* [GIVEN REQUEST]: From the first line of the data down to and including the line with "import * as", copy everything exactly, leaving out pictures.

------ DATA EXCERPTS ------

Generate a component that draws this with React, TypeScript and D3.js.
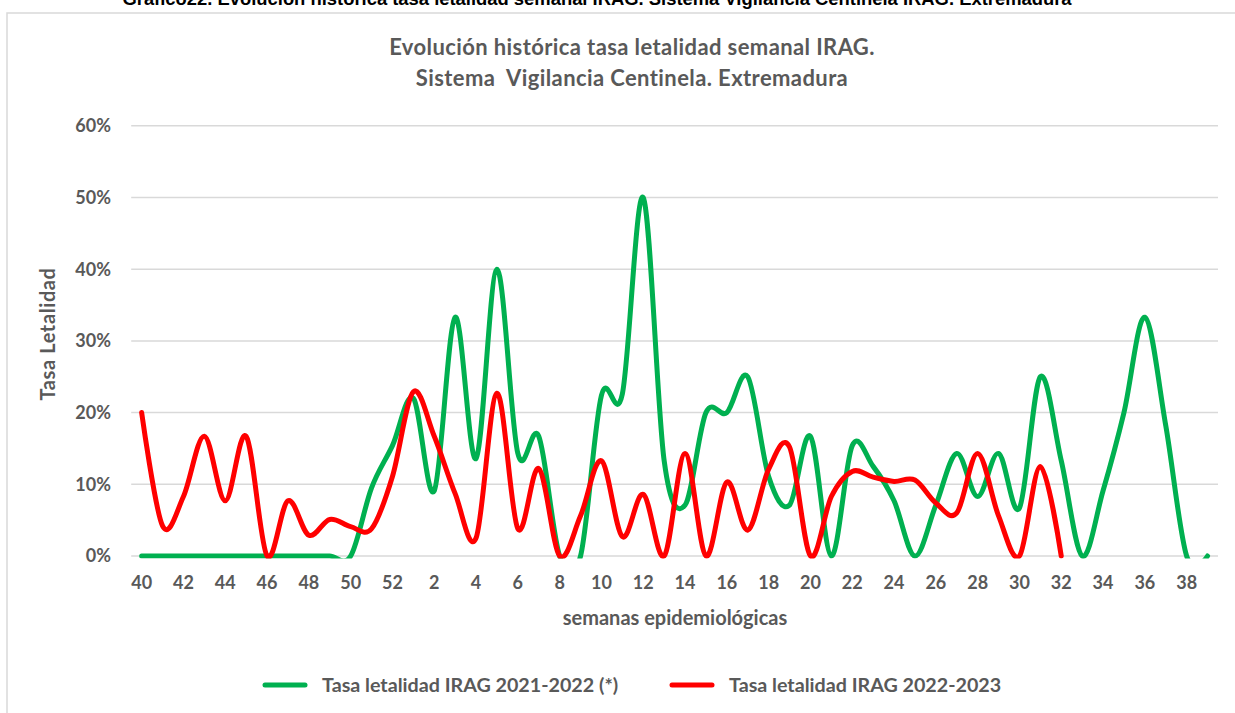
import React, { useEffect, useRef } from "react";
import * as d3 from "d3";

// semanas epidemiologicas (temporada 40 -> 39)
const weeks = [40, 41, 42, 43, 44, 45, 46, 47, 48, 49, 50, 51, 52,
  1, 2, 3, 4, 5, 6, 7, 8, 9, 10, 11, 12, 13, 14, 15, 16, 17, 18, 19, 20,
  21, 22, 23, 24, 25, 26, 27, 28, 29, 30, 31, 32, 33, 34, 35, 36, 37, 38, 39];

// tasa letalidad (%) 2021-2022
const green2122 = [0, 0, 0, 0, 0, 0, 0, 0, 0, 0, 0, 9.5, 15.4,
  22, 9.1, 33.3, 13.6, 40, 14.3, 16.7, 0, 0, 22.4, 22.6, 50, 13.3, 7.1, 20, 20, 25, 11.1, 7.1, 16.7,
  0, 15.4, 12.5, 7.7, 0, 7.1, 14.3, 8.3, 14.3, 6.7, 25, 13.3, 0, 9.1, 20, 33.3, 18.2, 0, 0];

// tasa letalidad (%) 2022-2023 (hasta semana 32)
const red2223 = [20, 4.2, 8.3, 16.7, 7.7, 16.7, 0, 7.7, 2.9, 5.1, 4.1, 3.8, 11.1,
  22.9, 16.7, 8.7, 2.5, 22.7, 3.8, 12.2, 0, 5.6, 13.3, 2.7, 8.6, 0, 14.3, 0, 10.3, 3.6, 12.1, 15.2, 0,
  8.3, 11.8, 11, 10.4, 10.6, 7.4, 6, 14.3, 5.6, 0, 12.5, 0];

const yTicks = [0, 10, 20, 30, 40, 50, 60];
const seriesNames = ["Tasa letalidad IRAG 2021-2022 (*)", "Tasa letalidad IRAG 2022-2023"];

const W = 1235, H = 713;
const FONT = "Lato, 'Liberation Sans', sans-serif";
const GREY = "#595959";

function Chart() {
  const ref = useRef<SVGSVGElement>(null);

  useEffect(() => {
    const svg = d3.select(ref.current);
    svg.selectAll("*").remove();

    const left = 131.2, right = 1218, top = 125.8, bottom = 556;

    const x = d3.scalePoint<number>().domain(d3.range(weeks.length)).range([left, right]).padding(0.5);
    const y = d3.scaleLinear().domain([0, 60]).range([bottom, top]);

    // caption (cut by the top of the page in the original)
    svg.append("text")
      .attr("x", 597).attr("y", 4.5)
      .attr("text-anchor", "middle")
      .attr("font-family", "'Liberation Sans', Arial, sans-serif")
      .attr("font-weight", "bold").attr("font-size", 18.4).attr("fill", "#000")
      .text("Gráfico22. Evolución histórica tasa letalidad semanal IRAG. Sistema Vigilancia Centinela IRAG. Extremadura");

    // chart area border
    svg.append("rect")
      .attr("x", 7).attr("y", 13).attr("width", 1260).attr("height", 720)
      .attr("fill", "#fff").attr("stroke", "#d9d9d9").attr("stroke-width", 1.5);

    const title = svg.append("text")
      .attr("text-anchor", "middle")
      .attr("font-family", FONT).attr("font-weight", "bold").attr("font-size", 22)
      .attr("letter-spacing", 0.4).attr("fill", GREY);
    title.append("tspan").attr("x", 632).attr("y", 55).text("Evolución histórica tasa letalidad semanal IRAG.");
    title.append("tspan").attr("x", 632).attr("y", 86).attr("xml:space", "preserve")
      .text("Sistema  Vigilancia Centinela. Extremadura");

    // grid
    svg.append("g").selectAll("line").data(yTicks).enter().append("line")
      .attr("x1", left).attr("x2", right)
      .attr("y1", d => y(d)).attr("y2", d => y(d))
      .attr("stroke", "#d9d9d9").attr("stroke-width", 1.5);

    // y labels
    svg.append("g").selectAll("text").data(yTicks).enter().append("text")
      .attr("x", 111).attr("y", d => y(d)).attr("dy", "0.35em")
      .attr("text-anchor", "end")
      .attr("font-family", FONT).attr("font-weight", "bold").attr("font-size", 18).attr("fill", GREY)
      .text(d => d + "%");

    // x labels (every other week)
    svg.append("g").selectAll("text").data(weeks.map((w, i) => [w, i]).filter(d => d[1] % 2 == 0))
      .enter().append("text")
      .attr("x", d => x(d[1])!).attr("y", 583).attr("dy", "0.35em")
      .attr("text-anchor", "middle")
      .attr("font-family", FONT).attr("font-weight", "bold").attr("font-size", 18).attr("fill", GREY)
      .text(d => d[0]);

    svg.append("text")
      .attr("x", 675).attr("y", 618).attr("dy", "0.35em")
      .attr("text-anchor", "middle")
      .attr("font-family", FONT).attr("font-weight", "bold").attr("font-size", 20).attr("fill", GREY)
      .text("semanas epidemiológicas");

    svg.append("text")
      .attr("transform", "translate(48,334) rotate(-90)")
      .attr("dy", "0.35em")
      .attr("text-anchor", "middle")
      .attr("font-family", FONT).attr("font-weight", "bold").attr("font-size", 20)
      .attr("letter-spacing", 0.6).attr("fill", GREY)
      .text("Tasa Letalidad");

    // lines, clipped to the plot area like excel does
    svg.append("clipPath").attr("id", "plotclip")
      .append("rect").attr("x", left - 5).attr("y", top - 20)
      .attr("width", right - left + 10).attr("height", bottom - top + 22.5);

    const line = d3.line<number>()
      .x((d, i) => x(i)!)
      .y(d => y(d))
      .curve(d3.curveCardinal.tension(0));

    const g = svg.append("g").attr("clip-path", "url(#plotclip)");
    g.append("path").attr("d", line(green2122))
      .attr("fill", "none").attr("stroke", "#00b050").attr("stroke-width", 5)
      .attr("stroke-linecap", "round").attr("stroke-linejoin", "round");
    g.append("path").attr("d", line(red2223))
      .attr("fill", "none").attr("stroke", "#ff0000").attr("stroke-width", 5)
      .attr("stroke-linecap", "round").attr("stroke-linejoin", "round");

    // legend
    const legend = [
      { name: seriesNames[0], color: "#00b050", x: 265 },
      { name: seriesNames[1], color: "#ff0000", x: 672 },
    ];
    const lg = svg.append("g").selectAll("g").data(legend).enter().append("g");
    lg.append("line")
      .attr("x1", d => d.x).attr("x2", d => d.x + 40)
      .attr("y1", 685).attr("y2", 685)
      .attr("stroke", d => d.color).attr("stroke-width", 5).attr("stroke-linecap", "round");
    lg.append("text")
      .attr("x", d => d.x + 57).attr("y", 685).attr("dy", "0.35em")
      .attr("font-family", FONT).attr("font-weight", "bold").attr("font-size", 19.7).attr("fill", GREY)
      .text(d => d.name);
  }, []);

  return <svg ref={ref} width={W} height={H}
    style={{ position: "absolute", left: 0, top: 0, display: "block", background: "#fff" }} />;
}

export default function App() {
  return <Chart />;
}
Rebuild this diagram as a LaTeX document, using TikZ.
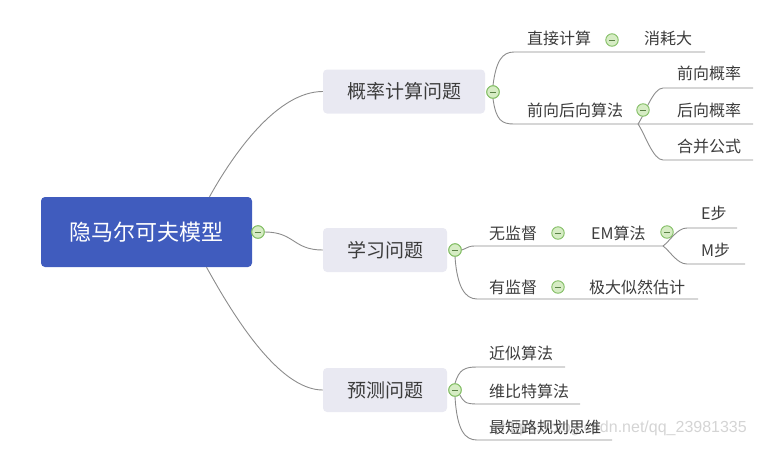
\documentclass[tikz,border=0pt]{standalone}
\usepackage{fontspec}
\newfontfamily\cjk{Noto Sans CJK SC}
\newfontfamily\wmfont{Liberation Sans}
\usetikzlibrary{calc}
\definecolor{rootblue}{RGB}{64,92,190}
\definecolor{lav}{RGB}{233,233,242}
\definecolor{linegray}{RGB}{140,140,140}
\definecolor{txt}{RGB}{60,60,60}
\definecolor{tgreen}{RGB}{130,190,100}
\definecolor{tfill}{RGB}{214,236,196}
\definecolor{tminus}{RGB}{90,130,70}
\definecolor{wmgray}{RGB}{212,212,212}
\begin{document}
\begin{tikzpicture}[x=1pt,y=-1pt,
  rootbox/.style={rectangle,rounded corners=4pt,fill=rootblue,text=white,
    minimum width=211pt,minimum height=70pt,inner sep=0pt,font=\cjk\fontsize{22}{26}\selectfont},
  topicbox/.style={rectangle,rounded corners=4pt,fill=lav,text=txt,
    minimum height=44pt,inner sep=0pt,font=\cjk\fontsize{19}{23}\selectfont},
  leaf/.style={anchor=west,inner sep=0pt,text=txt,font=\cjk\fontsize{16}{19}\selectfont},
  toggle/.style={circle,minimum size=12.5pt,inner sep=0pt,draw=tgreen,fill=tfill,line width=0.9pt,
    path picture={\draw[tminus,line width=1pt]
      ([xshift=3pt]path picture bounding box.west) -- ([xshift=-3pt]path picture bounding box.east);}},
  conn/.style={draw=linegray,line width=0.9pt}
]
\useasboundingbox (0,0) rectangle (758,451);

% watermark
\node[anchor=east,inner sep=0pt,text=wmgray,font=\wmfont\fontsize{16}{19}\selectfont] (wm) at (747,428) {https://blog.csdn.net/qq\_23981335};

% main nodes
\node[rootbox] (root) at (146.5,232) {隐马尔可夫模型};
\node[topicbox,minimum width=162pt] (p1) at (404,91.5) {概率计算问题};
\node[topicbox,minimum width=124pt] (p2) at (385,250) {学习问题};
\node[topicbox,minimum width=124pt] (p3) at (385,390) {预测问题};

% toggles
\node[toggle] (rc) at (258,232) {};
\node[toggle] (c1) at (493,92) {};
\node[toggle] (c2) at (455,250) {};
\node[toggle] (c3) at (455,390) {};

% leaves
\node[leaf] (a1) at (527,38) {直接计算};
\node[leaf] (a1b) at (644,38) {消耗大};
\node[leaf] (a2) at (527,110) {前向后向算法};
\node[leaf] (a21) at (677,73) {前向概率};
\node[leaf] (a22) at (677,110) {后向概率};
\node[leaf] (a23) at (677,146) {合并公式};
\node[leaf] (b1) at (489,233) {无监督};
\node[leaf] (b1b) at (591,233) {EM算法};
\node[leaf] (b11) at (701,213) {E步};
\node[leaf] (b12) at (701,250) {M步};
\node[leaf] (b2) at (489,287) {有监督};
\node[leaf] (b2b) at (589,287) {极大似然估计};
\node[leaf] (d1) at (489,353) {近似算法};
\node[leaf] (d2) at (489,391) {维比特算法};
\node[leaf] (d3) at (489,427) {最短路规划思维};

% coordinates for underline ends
\coordinate (ua1s) at (514,52);  \coordinate (ua1e) at (705,52);
\coordinate (ua2s) at (514,124); \coordinate (ua2e) at (638,124);
\coordinate (u21s) at (663,88);  \coordinate (u21e) at (753,88);
\coordinate (u22e) at (753,124);
\coordinate (u23s) at (663,160); \coordinate (u23e) at (753,160);
\coordinate (ub1s) at (476,246); \coordinate (ub1e) at (663,246);
\coordinate (u11s) at (687,228); \coordinate (u11e) at (737,228);
\coordinate (u12s) at (687,264); \coordinate (u12e) at (745,264);
\coordinate (ub2s) at (477,299); \coordinate (ub2e) at (698,299);
\coordinate (ud1s) at (477,367); \coordinate (ud1e) at (565,367);
\coordinate (ud2s) at (477,404); \coordinate (ud2e) at (580,404);
\coordinate (ud3s) at (477,440); \coordinate (ud3e) at (612,440);

% root connectors
\draw[conn] ($(root.north)+(63,0)$) .. controls +(25,-45) and +(-45,0) .. (p1.west);
\draw[conn] ($(root.south)+(60,0)$) .. controls +(25,45) and +(-45,0) .. (p3.west);
\draw[conn] (rc.east) .. controls +(30,0) and +(-30,0) .. (p2.west);

% level 2 connectors
\draw[conn] (c1.north) .. controls +(3,-24) and +(-12,0) .. (ua1s) -- (ua1e);
\draw[conn] (c1.south) .. controls +(3,22) and +(-12,0) .. (ua2s) -- (ua2e) -- (u22e);
\draw[conn] (ua2e) .. controls +(7,-10) and +(-10,0) .. (u21s) -- (u21e);
\draw[conn] (ua2e) .. controls +(7,10) and +(-10,0) .. (u23s) -- (u23e);

\draw[conn] (c2.east) .. controls +(8,-3) and +(-8,0) .. (ub1s) -- (ub1e);
\draw[conn] (ub1e) .. controls +(7,-5) and +(-10,0) .. (u11s) -- (u11e);
\draw[conn] (ub1e) .. controls +(7,5) and +(-10,0) .. (u12s) -- (u12e);
\draw[conn] (c2.south) .. controls +(2,30) and +(-12,0) .. (ub2s) -- (ub2e);

\draw[conn] (c3.north) .. controls +(4,-14) and +(-12,0) .. (ud1s) -- (ud1e);
\draw[conn] (c3.south east) .. controls +(4,7) and +(-12,0) .. (ud2s) -- (ud2e);
\draw[conn] (c3.south) .. controls +(2,34) and +(-12,0) .. (ud3s) -- (ud3e);

% redraw toggles on top
\node[toggle] at (rc) {};
\node[toggle] at (c1) {};
\node[toggle] at (c2) {};
\node[toggle] at (c3) {};
\node[toggle] (t1) at (612,40) {};
\node[toggle] (t2) at (643,110) {};
\node[toggle] (t3) at (558,233) {};
\node[toggle] (t4) at (667,232) {};
\node[toggle] (t5) at (558,287) {};
\end{tikzpicture}
\end{document}
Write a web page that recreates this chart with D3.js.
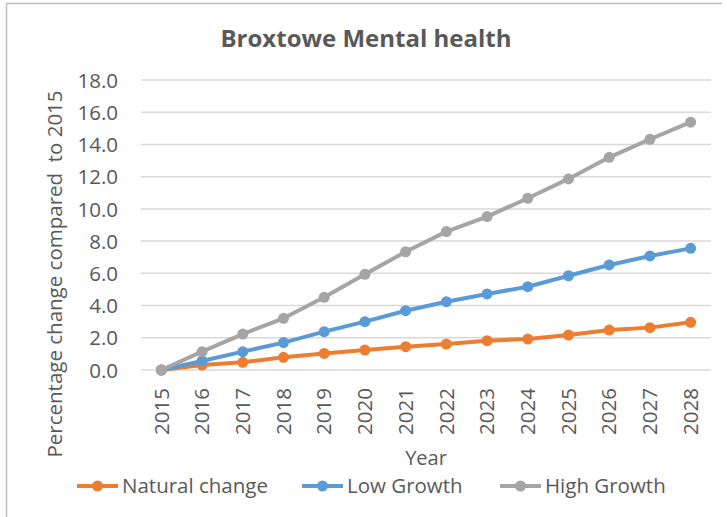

------

* [OUTPUT BELOW]:
Generate a component that draws this with React, TypeScript and D3.js.
import React, { useEffect, useRef } from "react";
import * as d3 from "d3";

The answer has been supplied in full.